Roger Clarke, Hinsdale

For more than a decade, Roger Clarke of Hinsdale, Illinois, a suburb of Chicago, has been helping tennis students improve their skills as a tennis professional at LaGrange Country Club and Hinsdale Racquet Club. In this capacity, Roger Clarke works with students of all ages and all athletic abilities in developing their strokes, including helping them to choose between using a one- or two-handed backhand.

There are two main types of backhand strokes in tennis, the one-handed backhand and the two-handed backhand.
A one-handed backhand provides players with increased reach. Once individuals are capable of performing this stroke, they find that they can hit the tennis ball more easily and from farther away. Using a one-handed backhand also makes it easier to move forward through a shot and maintain fluid movement on the court. Unfortunately, this type of stroke typically requires more preparation to complete properly.
The one-handed backhand is usually best for players who are taller and stronger, as they are more capable of handling the racket when it becomes unstable at the moment of impact with the ball. Additionally, players who struggle to coordinate both of their hands may be best suited for a one-handed backhand.

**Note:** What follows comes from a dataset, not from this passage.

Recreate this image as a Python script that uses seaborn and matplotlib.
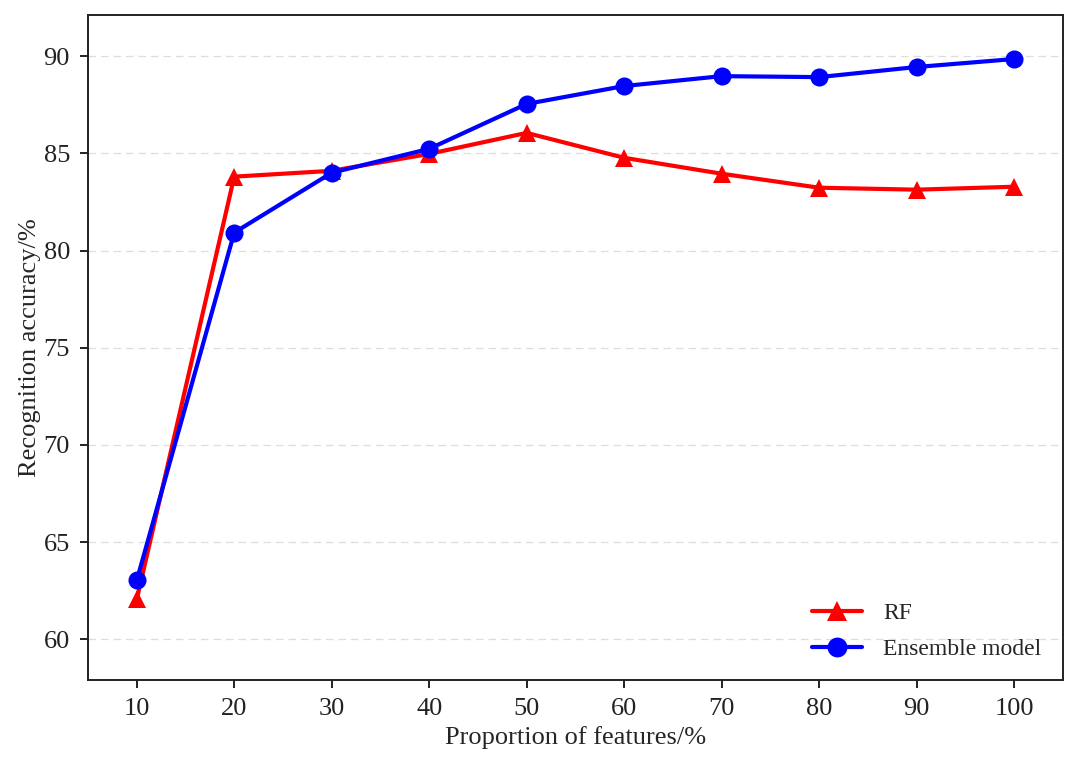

Meanwhile, shorter and less muscular players and those who have good coordination between their left and right sides may be best suited to use a two-handed backhand. This stroke is more controlled and requires less preparation. The racket is also more stable during a two-handed backhand since both hands are holding it at the moment of impact. Despite the fact that this stroke has a shorter reach, many tennis coaches focus on teaching it first because of its increased stability and power.